Lightstep adds complete system context to PagerDuty alerts
by Fran Thorpe
“Now developers automatically have PagerDuty on-call details inside of a pull request, alongside system health details, at their fingertips in one screen.” Steve Gross, Sr. Director, Strategic Ecosystem Development at PagerDuty
There is a lot of noise surrounding the term “Observability”. While vendors and pundits debate three pillars, Lightstep has partnered with PagerDuty, to ensure software teams can move from context within an incident to quickly understand and determine root cause. Together we’re augmenting incident response solutions for pre-production scenarios.
Today, when a developer gets an early-morning notification and it’s unfortunately a major incident, they immediately want to know the context surrounding that incident. Lightstep adds extensive insights and correlation detail for the production system to PagerDuty's incident response workflow. Given the rich Lightstep and PagerDuty data-sets and the context they bring, we saw an opportunity to help developers understand an incident even before opening the runbook.
Both alert and observability context can also provide relevant insights just before developers make an important code change to a production system. For example, when service owners working in GitHub are about to merge a pull request that has passed code review, they are likely missing important information without switching between different solutions. They don’t have access to product health context, and they don't necessarily know who is on-call and responsible for the service in production. For Lightstep and PagerDuty, this provides an opportunity to ask and answer “Is the code ready to deploy?”
Recently Lighstep published the Lightstep Pre-Deploy Check GitHub Action, providing an opinionated view of the health of the whole system before developers merge their service’s code, inside a pull request. Automatically surfacing complementary data from Lightstep and PagerDuty, just before a merge is initiated, helps teams ship move quickly and reliably. Developers gain additional context: who owns which service, information about the on-call team, and even an immediate view of system health and performance via a Lightstep Snapshot.

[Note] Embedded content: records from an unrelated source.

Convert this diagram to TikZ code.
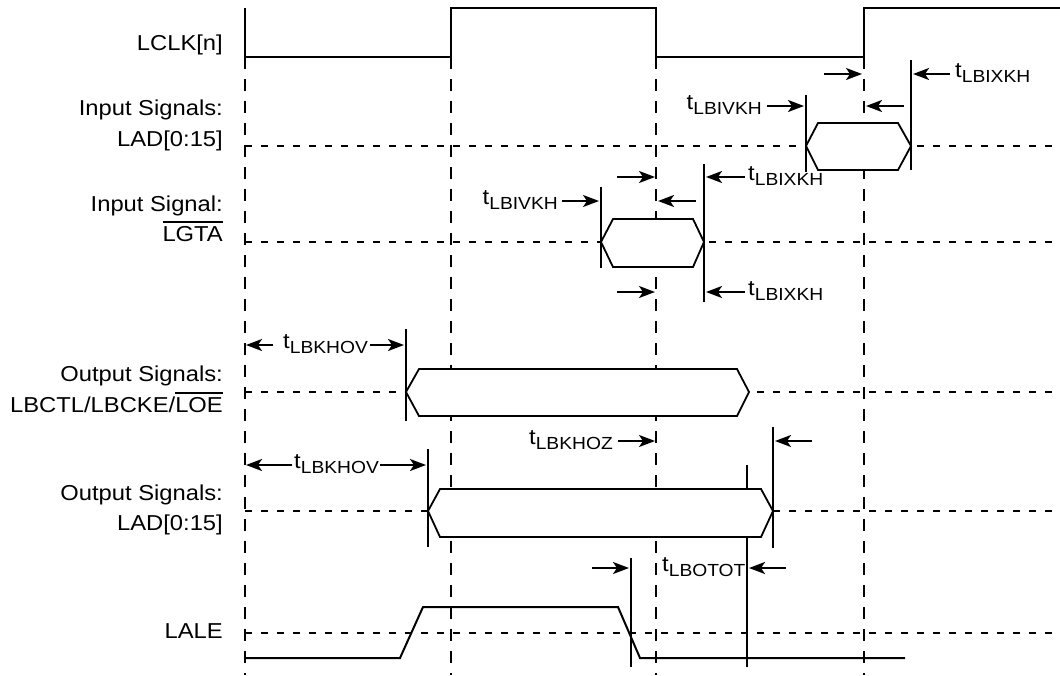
\documentclass[tikz,border=0pt]{standalone}
\usepackage{fontspec}
\setmainfont{Liberation Sans}[FakeStretch=1.1]
\usetikzlibrary{arrows.meta}
\newcommand{\tlab}[1]{t\raisebox{-5pt}{\fontsize{17.5}{17.5}\selectfont #1}}
\newcommand{\ovl}[1]{\leavevmode\vbox{\hrule height 1.6pt\kern 3pt\hbox{#1}}}
\newcommand{\tarrow}[4]{\coordinate (#1s) at (#2,#4); \coordinate (#1e) at (#3,#4); \draw[tarr] (#1s) -- (#1e);}
\begin{document}
\begin{tikzpicture}[x=1pt,y=-1pt,
  wave/.style={line width=2pt, line join=miter},
  vdash/.style={line width=2pt, dash pattern=on 12pt off 10pt},
  hdash/.style={line width=1.8pt, dash pattern=on 7pt off 9pt},
  hexa/.style={line width=1.8pt, fill=white, line join=miter},
  mline/.style={line width=2pt},
  tarr/.style={line width=2pt, -{Stealth[length=16pt,width=12pt,inset=4pt]}},
  sig/.style={font=\fontsize{21.6}{26}\selectfont, inner sep=0pt, anchor=base east},
  tl/.style={font=\fontsize{21.6}{26}\selectfont, inner sep=0pt},
]
\useasboundingbox (0,0) rectangle (1060,675);

% clock edge references
\coordinate (e0) at (245,57);
\coordinate (e1) at (451,57);
\coordinate (e2) at (656,57);
\coordinate (e3) at (864,57);

% vertical dashed lines
\foreach \n in {e0,e1,e2,e3} \draw[vdash] (\n) -- (\n |- 0,675);

% horizontal dashed lines (signal levels)
\draw[hdash] (245,146) -- (1060,146);
\draw[hdash] (245,242) -- (1060,242);
\draw[hdash] (245,392) -- (1060,392);
\draw[hdash] (245,511) -- (1060,511);
\draw[hdash] (245,633) -- (1060,633);

% clock
\draw[wave] (245,8) -- (e0) -- (e1) -- (451,8) -- (656,8) -- (e2) -- (e3) -- (864,8) -- (1060,8);

% data windows
\draw[hexa] (806,146) -- (818,123) -- (898,123) -- (911,146) -- (898,170) -- (818,170) -- cycle;
\draw[hexa] (601,242) -- (613,219) -- (693,219) -- (704,242) -- (693,267) -- (613,267) -- cycle;
\draw[hexa] (406,392) -- (419,369) -- (737,369) -- (749,392) -- (737,416) -- (419,416) -- cycle;
\draw[hexa] (428,511) -- (440,489) -- (761,489) -- (773,511) -- (761,537) -- (440,537) -- cycle;

% measurement lines
\draw[mline] (806,95) -- (806,172);
\draw[mline] (911,60) -- (911,170);
\draw[mline] (601,187) -- (601,268);
\draw[mline] (704,164) -- (704,302);
\draw[mline] (406,329) -- (406,421);
\draw[mline] (428,449) -- (428,547);
\draw[mline] (773,427) -- (773,548);
\draw[mline] (747,465) -- (747,489);
\draw[mline] (747,537) -- (747,667);
\draw[mline] (631,558) -- (631,667);

% LALE
\draw[wave] (245,658) -- (400,658) -- (423,607) -- (618,607) -- (640,658) -- (905,658);

% timing arrows
\tarrow{a1}{824}{862}{74}
\tarrow{a2}{904}{866}{106}
\tarrow{a3}{950}{913}{74}
\tarrow{a4}{767}{804}{106}
\tarrow{a5}{617}{655}{177}
\tarrow{a6}{696}{658}{201}
\tarrow{a7}{745}{706}{177}
\tarrow{a8}{562}{599}{201}
\tarrow{a9}{617}{655}{292}
\tarrow{a10}{745}{706}{292}
\tarrow{a11}{273}{246}{345}
\tarrow{a12}{370}{404}{345}
\tarrow{a13}{292}{246}{465}
\tarrow{a14}{380}{426}{465}
\tarrow{a15}{618}{655}{441}
\tarrow{a16}{812}{775}{441}
\tarrow{a17}{592}{629}{568}
\tarrow{a18}{786}{749}{568}

% timing labels
\node[tl, anchor=base west] (l1) at (955,77) {\tlab{LBIXKH}};
\node[tl, anchor=base east] (l2) at (762,109) {\tlab{LBIVKH}};
\node[tl, anchor=base west] (l3) at (748,180) {\tlab{LBIXKH}};
\node[tl, anchor=base east] (l4) at (558,204) {\tlab{LBIVKH}};
\node[tl, anchor=base west] (l5) at (748,295) {\tlab{LBIXKH}};
\node[tl, anchor=base west] (l6) at (283,348) {\tlab{LBKHOV}};
\node[tl, anchor=base west] (l7) at (294,468) {\tlab{LBKHOV}};
\node[tl, anchor=base east] (l8) at (613,444) {\tlab{LBKHOZ}};
\node[tl, anchor=base west] (l9) at (662,571) {\tlab{LBOTOT}};

% signal names
\node[sig] (s1) at (223,50) {LCLK[n]};
\node[sig] (s2a) at (223,115) {Input Signals:};
\node[sig] (s2b) at (223,146) {LAD[0:15]};
\node[sig] (s3a) at (223,211) {Input Signal:};
\node[sig] (s3b) at (223,241) {\ovl{LGTA}};
\node[sig] (s4a) at (223,381) {Output Signals:};
\node[sig] (s4b) at (223,412) {LBCTL/LBCKE/\ovl{LOE}};
\node[sig] (s5a) at (223,500) {Output Signals:};
\node[sig] (s5b) at (223,530) {LAD[0:15]};
\node[sig] (s6) at (223,638) {LALE};
\end{tikzpicture}
\end{document}
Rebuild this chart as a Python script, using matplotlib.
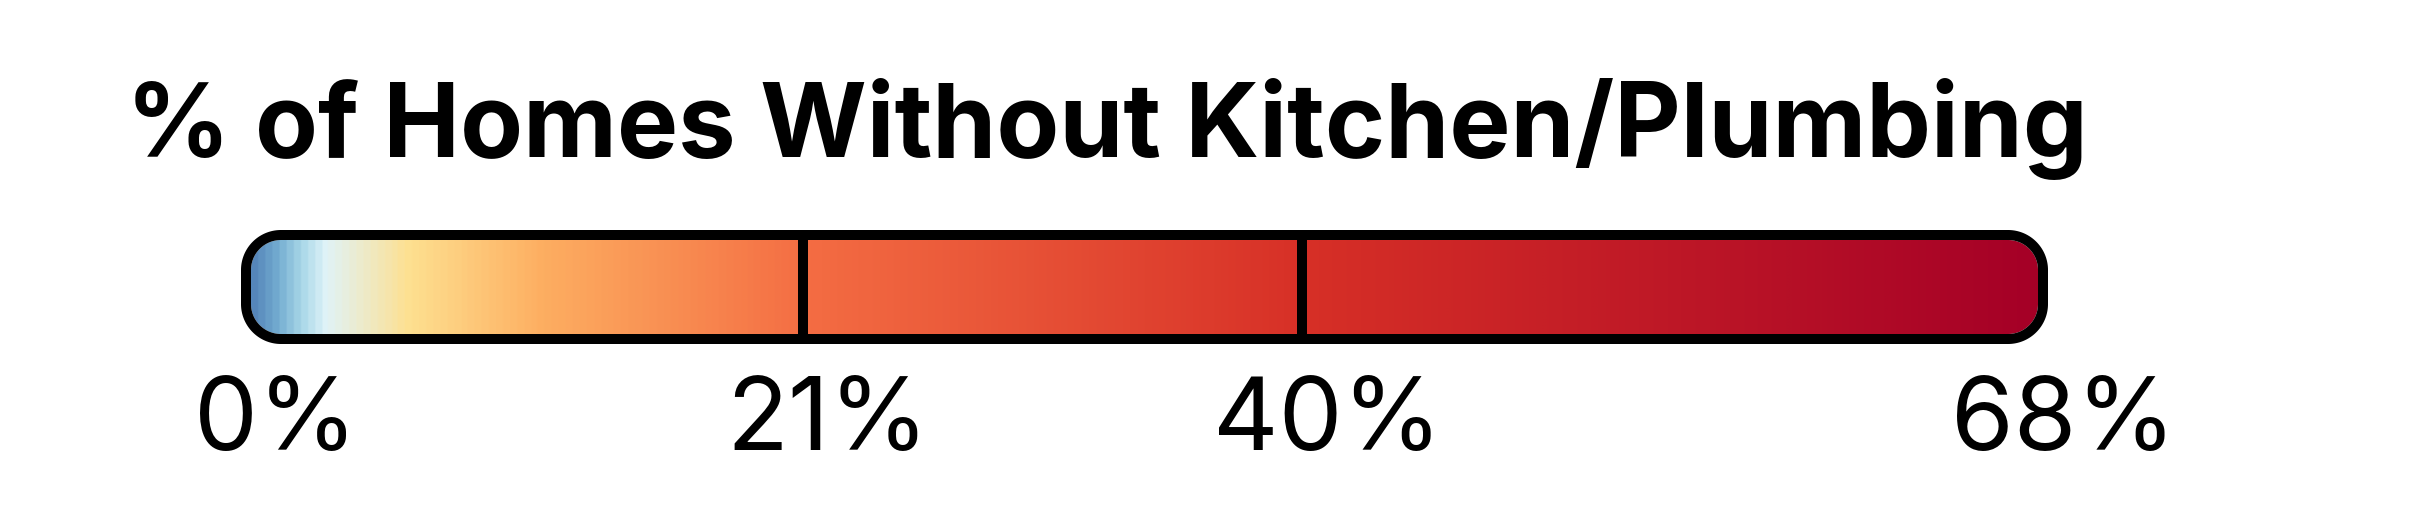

If issues are surfaced by the Action, the developer has what’s needed to investigate before clicking the merge button. This is very different from a production issue or ongoing incident. The Action gives the developer visibility to the grey area where latency might be slightly higher although the customer experience is not adversely impacted yet. The developer now has all the context needed, including the name of the person on-call for the service, before they decide the system is all clear to deploy new code.
Lightstep brings context to services in PagerDuty using the new Change Events API. The Action detects issues with the production system, and generates a Change Event. In addition to customized messages (i.e.”Lightstep Pre-deploy Check failed”), the Action attaches metadata: the pull request and a Lightstep Snapshot.
The Incident Response team now has real-time access to all the telemetry for a production system at the time the code merged all the traces, metrics and correlations presented in a easy-to-consume UI that includes a service diagram. With Lightstep Pre-Deploy Check and the PagerDuty Change Event, developers and Incident Response teams have more control, and a simple and clear way to see all the interactions between what they are developing, deploying, and then investigating, when something inevitably goes wrong.